Kepekaan Sosial Kaum Muda


SEMANGAT Sumpah Pemuda 28 Oktober 1928 adalah kemerdekaan dan antipenjajahan. Artinya, dalam peringatan Sumpah Pemuda yang setiap tahun digelar, apakah hal tersebut sudah menjiwai para pemuda Indonesia untuk mengambil bagian dalam berpikir dan berbuat merdeka.

Jiwa Sumpah Pemuda adalah nasionalisme dan kebersatuan untuk menolak imperialisme dan segala bentuknya.

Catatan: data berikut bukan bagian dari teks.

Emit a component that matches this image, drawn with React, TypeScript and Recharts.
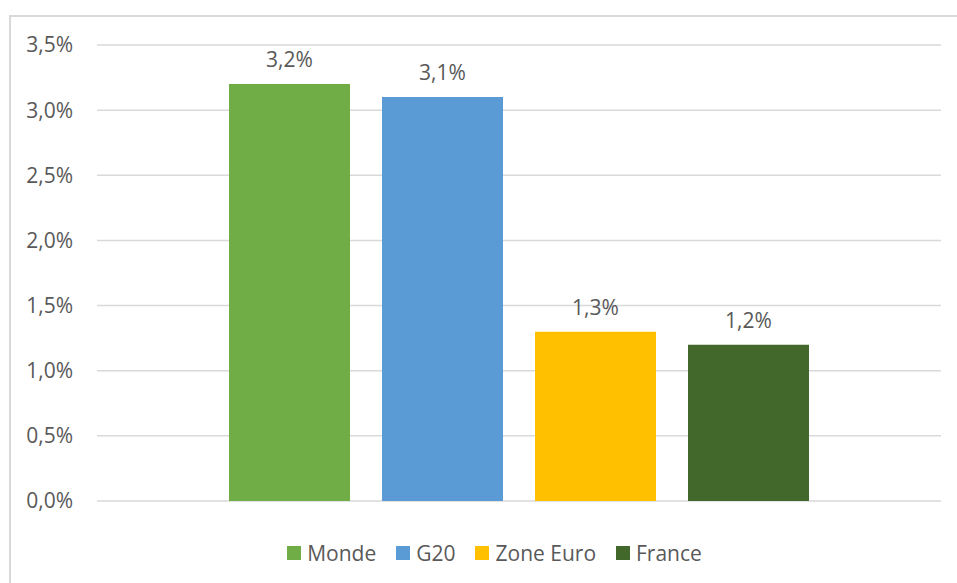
import React from "react";
import {
  Bar,
  BarChart,
  CartesianGrid,
  LabelList,
  Legend,
  XAxis,
  YAxis,
} from "recharts";

const seriesNames = ["Monde", "G20", "Zone Euro", "France"];
const seriesValues = [3.2, 3.1, 1.3, 1.2];
const seriesColors = ["#70ad47", "#5b9bd5", "#ffc000", "#43682b"];
const yTicks = [0, 0.5, 1, 1.5, 2, 2.5, 3, 3.5];

const chartData = [
  seriesNames.reduce(
    (row, name, i) => ({ ...row, [name]: seriesValues[i] }),
    { name: "" } as Record<string, string | number>
  ),
];

const FONT = "'Open Sans', 'Noto Sans', sans-serif";
const TEXT = "#595959";

const fmt = (v: number) => `${Number(v).toFixed(1).replace(".", ",")}%`;

function LegendContent() {
  return (
    <div
      style={{
        display: "flex",
        justifyContent: "center",
        alignItems: "center",
        height: 24,
        paddingLeft: 48,
        fontFamily: FONT,
        fontSize: 21,
        color: TEXT,
      }}
    >
      {seriesNames.map((name, i) => (
        <div
          key={name}
          style={{ display: "flex", alignItems: "center", margin: "0 10px" }}
        >
          <span
            style={{
              width: 14,
              height: 14,
              background: seriesColors[i],
              marginRight: 6,
              display: "inline-block",
            }}
          />
          <span>{name}</span>
        </div>
      ))}
    </div>
  );
}

export default function App() {
  return (
    <div
      style={{
        position: "fixed",
        left: 0,
        top: 0,
        width: 957,
        height: 583,
        overflow: "hidden",
        background: "#fff",
      }}
    >
      <div
        style={{
          position: "absolute",
          left: 9,
          top: 15,
          width: 1000,
          height: 620,
          border: "2px solid #d9d9d9",
          boxSizing: "border-box",
        }}
      />
      <div style={{ position: "absolute", left: 0, top: 0 }}>
        <BarChart
          width={988}
          height={583}
          data={chartData}
          margin={{ top: 45, right: 47, left: 0, bottom: 18 }}
          barCategoryGap={132}
          barGap={32}
        >
          <CartesianGrid
            vertical={false}
            stroke="#d9d9d9"
            strokeWidth={1.5}
          />
          <XAxis
            dataKey="name"
            tick={false}
            tickLine={false}
            axisLine={false}
            height={40}
          />
          <YAxis
            width={97}
            domain={[0, 3.5]}
            ticks={yTicks}
            tickFormatter={fmt}
            axisLine={false}
            tickLine={false}
            tickSize={0}
            tickMargin={24}
            tick={{ fill: TEXT, fontSize: 21, fontFamily: FONT }}
          />
          <Legend verticalAlign="bottom" content={<LegendContent />} />
          {seriesNames.map((name, i) => (
            <Bar
              key={name}
              dataKey={name}
              fill={seriesColors[i]}
              isAnimationActive={false}
            >
              <LabelList
                dataKey={name}
                position="top"
                offset={17}
                formatter={(v: number) => fmt(v)}
                style={{ fill: TEXT, fontSize: 21, fontFamily: FONT }}
              />
            </Bar>
          ))}
        </BarChart>
      </div>
    </div>
  );
}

Pemahaman bahwa imperialisme zaman dahulu berbeda dengan masa sekarang sudah seharusnya menjiwai semangat peringatan Sumpah Pemuda masa kini. Itu berarti makna Sumpah Pemuda masih bisa dipetik sampai hari ini.

Kepekaan Sosial

Kontradiktif bila Sumpah Pemuda terus diperingati setiap tahun tapi tidak melahirkan pemuda yang memiliki kepekaan terhadap persoalan-persoalan yang dihadapi bangsanya. Permasalahan bangsa saat ini demikian kompleks.

Kita tidak lagi berperang untuk membangkitkan kebersatuan melawan penjajah secara fisik, melainkan berperang untuk menegakkan harga diri bangsa yang semakin hari hilang digerus oleh keserakahan dalam bingkai individualisme.

Saat kemiskinan bukan menjadi masalah bersama dan sering dipolitisasi oleh kekuasaan demi keuntungan sekelompok orang, saat kebodohan dianggap sebagai fenomena biasa, saat itulah refleksi kepemudaan tidak memiliki banyak arti, kecuali seremoni belaka.

Pemuda adalah tulang punggung. Mereka yang akan meneruskan perjalanan bangsa ini. Pemuda adalah agen perubahan.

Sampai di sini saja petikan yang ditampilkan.